When the United States Postal Service commemorated the Civil War in 1995 with a set of 20 different 32¢ stamps (Scott 2975), one of those stamps featured Davis as the Confederate leader.
Davis graduated from the United States Military Academy, West Point, N.Y., in 1828, and served in the Black Hawk War in 1832. He resigned in 1835 to marry Sarah Knox Taylor, the daughter of Zachary Taylor. They were married for just three months before she contracted yellow fever or malaria and died.
Years later Davis married Varina Banks Howell, and together they had six children.
After 10 years as a Mississippi cotton plantation owner, Davis was elected to the U.S. Congress, but resigned to rejoin the military and command a regiment in the 1846 Mexican-American War.
Davis was appointed to the U.S. Senate to complete the term of a Mississippi senator who died in 1847. He would also serve as Secretary of War under Franklin Pierce before returning to the Senate in 1857.

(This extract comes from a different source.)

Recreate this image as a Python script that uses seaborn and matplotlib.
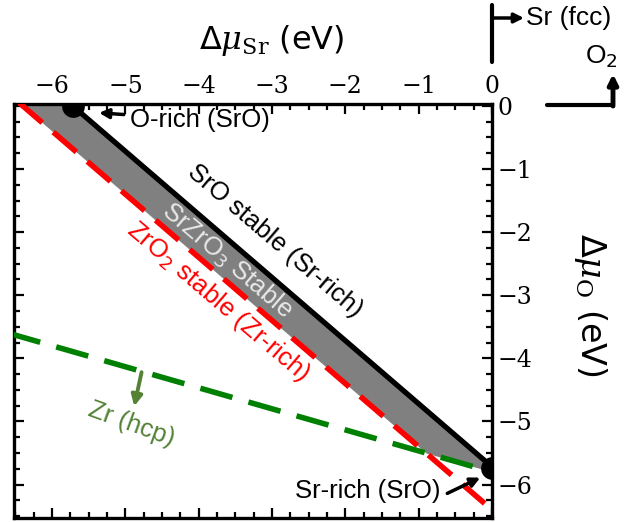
import numpy as np
import pandas as pd
import matplotlib
matplotlib.use("Agg")
import matplotlib.pyplot as plt
import seaborn as sns

# ---------------- data ----------------
sro_x = [-5.72, 0.0]            # SrO stable boundary (Sr-rich)
sro_y = [0.0, -5.72]
zro2_x = [-6.45, -0.10]         # ZrO2 stable boundary (Zr-rich)
zro2_y = [0.05, -6.30]
zr_x = [-6.60, -0.10]           # Zr (hcp) boundary
zr_y = [-3.60, -5.767]
fill_x = [-6.43, -5.75, -0.90, 0.0]      # SrZrO3 stable region
fill_upper = [0.03, 0.03, -4.82, -5.72]
fill_lower = [0.03, -0.65, -5.50, -5.80]
pts_x = [-5.72, 0.0]            # O-rich / Sr-rich points
pts_y = [0.0, -5.74]
xticks = [-6, -5, -4, -3, -2, -1, 0]
yticks = [-6, -5, -4, -3, -2, -1, 0]

sns.set_style("white")
plt.rcParams["font.family"] = ["Liberation Sans", "DejaVu Sans"]
plt.rcParams["mathtext.fontset"] = "dejavuserif"
for k in ["text.color", "axes.labelcolor", "xtick.color", "ytick.color"]:
    plt.rcParams[k] = "black"

W, H = 635, 522
fig = plt.figure(figsize=(W / 100, H / 100), dpi=100)
ax = fig.add_axes([14 / W, 4 / H, (492 - 14) / W, (518 - 104) / H])

ax.fill_between(fill_x, fill_lower, fill_upper, color="#808080", lw=0, zorder=1)
sns.lineplot(x=zro2_x, y=zro2_y, ax=ax, color="#ff0000", lw=4, linestyle=(0, (5.5, 2.6)), zorder=3)
sns.lineplot(x=zr_x, y=zr_y, ax=ax, color="#008000", lw=4, linestyle=(0, (6, 3)), zorder=3)
sns.lineplot(x=sro_x, y=sro_y, ax=ax, color="black", lw=3.8, zorder=4)
sns.scatterplot(x=pts_x, y=pts_y, ax=ax, color="black", s=230, edgecolor="black", zorder=5, clip_on=True)

ax.set_xlim(-6.52, 0.0)
ax.set_ylim(-6.53, 0.03)
ax.set_xticks(xticks)
ax.set_yticks(yticks)
ax.set_xticks(np.arange(-6.5, 0.01, 0.25), minor=True)
ax.set_yticks(np.arange(-6.5, 0.01, 0.25), minor=True)
ax.xaxis.tick_top()
ax.yaxis.tick_right()
ax.tick_params(which="both", direction="in", top=True, bottom=True, left=True, right=True,
               labeltop=True, labelbottom=False, labelright=True, labelleft=False, width=1.6)
ax.tick_params(which="major", length=7)
ax.tick_params(which="minor", length=4)
ax.tick_params(axis="x", which="major", pad=4)
ax.tick_params(axis="y", which="major", pad=4)
for lab in ax.get_xticklabels() + ax.get_yticklabels():
    lab.set_fontfamily("DejaVu Serif")
    lab.set_fontsize(17)
for sp in ax.spines.values():
    sp.set_linewidth(2.4)
    sp.set_color("black")

ax.xaxis.set_label_position("top")
ax.set_xlabel("Δ$\\mu_{\\mathrm{Sr}}$ (eV)", fontsize=23, family=["DejaVu Sans"])
ax.xaxis.label.set_va("center")
ax.xaxis.set_label_coords((272 - 14) / 478, (518 - 40) / 414)
ax.yaxis.set_label_position("right")
ax.set_ylabel("Δ$\\mu_{\\mathrm{O}}$ (eV)", fontsize=24, family=["DejaVu Sans"], rotation=270)
ax.yaxis.label.set_va("center")
ax.yaxis.label.set_ha("center")
ax.yaxis.set_label_coords((590 - 14) / 478, (518 - 305) / 414)

fs = 18.5
rot = -40.5
ax.annotate("O-rich (SrO)", xy=(-5.36, -0.11), xytext=(-4.94, -0.22), fontsize=fs,
            ha="left", va="center",
            arrowprops=dict(arrowstyle="-|>", color="black", lw=2.5, mutation_scale=14,
                            shrinkA=2, shrinkB=0))
ax.text(-2.96, -2.14, "SrO stable (Sr-rich)", rotation=rot, fontsize=fs, ha="center", va="center",
        rotation_mode="anchor", color="black")
ax.text(-3.62, -2.46, "SrZrO$_\\mathsf{3}$ Stable", rotation=rot, fontsize=fs, ha="center", va="center",
        rotation_mode="anchor", color="#e8e8e8")
ax.text(-3.74, -3.10, "ZrO$_\\mathsf{2}$ stable (Zr-rich)", rotation=rot, fontsize=fs, ha="center",
        va="center", rotation_mode="anchor", color="#ff0000")
ax.text(-4.92, -5.04, "Zr (hcp)", rotation=-20, fontsize=fs, ha="center", va="center",
        rotation_mode="anchor", color="#548235")
ax.annotate("", xy=(-4.88, -4.76), xytext=(-4.78, -4.22),
            arrowprops=dict(arrowstyle="-|>", color="#548235", lw=2.8, mutation_scale=16,
                            shrinkA=0, shrinkB=0))
ax.text(-2.69, -6.10, "Sr-rich (SrO)", fontsize=fs, ha="left", va="center", color="black")
ax.annotate("", xy=(-0.16, -5.89), xytext=(-0.61, -6.14),
            arrowprops=dict(arrowstyle="-|>", color="black", lw=2.5, mutation_scale=14,
                            shrinkA=0, shrinkB=0))

# direction guides (figure pixels, origin bottom-left)
fig.add_artist(plt.Line2D([492 / W, 492 / W], [(H - 5) / H, (H - 62) / H], color="black", lw=3,
                          transform=fig.transFigure))
fig.add_artist(plt.Line2D([547 / W, 613 / W], [(H - 105) / H, (H - 105) / H], color="black", lw=3,
                          transform=fig.transFigure))
ax.annotate("", xy=(524, H - 18), xytext=(492, H - 18), xycoords="figure pixels",
            textcoords="figure pixels",
            arrowprops=dict(arrowstyle="-|>", color="black", lw=2.5, mutation_scale=14,
                            shrinkA=0, shrinkB=0), annotation_clip=False)
ax.annotate("", xy=(613, H - 74), xytext=(613, H - 106), xycoords="figure pixels",
            textcoords="figure pixels",
            arrowprops=dict(arrowstyle="-|>", color="black", lw=3.5, mutation_scale=14,
                            shrinkA=0, shrinkB=0), annotation_clip=False)
fig.text(526 / W, (H - 18) / H, "Sr (fcc)", fontsize=19, ha="left", va="center")
fig.text(601 / W, (H - 57) / H, "O$_\\mathsf{2}$", fontsize=19, ha="center", va="center")

fig.savefig("out.png", dpi=100)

Although he opposed secession, Davis resigned from the Senate when Mississippi seceded in 1861, and became the Confederate president less than one month later.
After the Civil War, Davis was captured in 1865 and imprisoned for nearly two years. After his release he was granted amnesty by President Andrew Johnson.
Jefferson Davis died in 1889, and is buried at Hollywood Cemetery in Richmond, Va.
Along with the 32¢ Civil War stamp (Scott 2975f), Davis previously appeared on the 6¢ gray Stone Mountain Memorial stamp issued in 1970 (1408).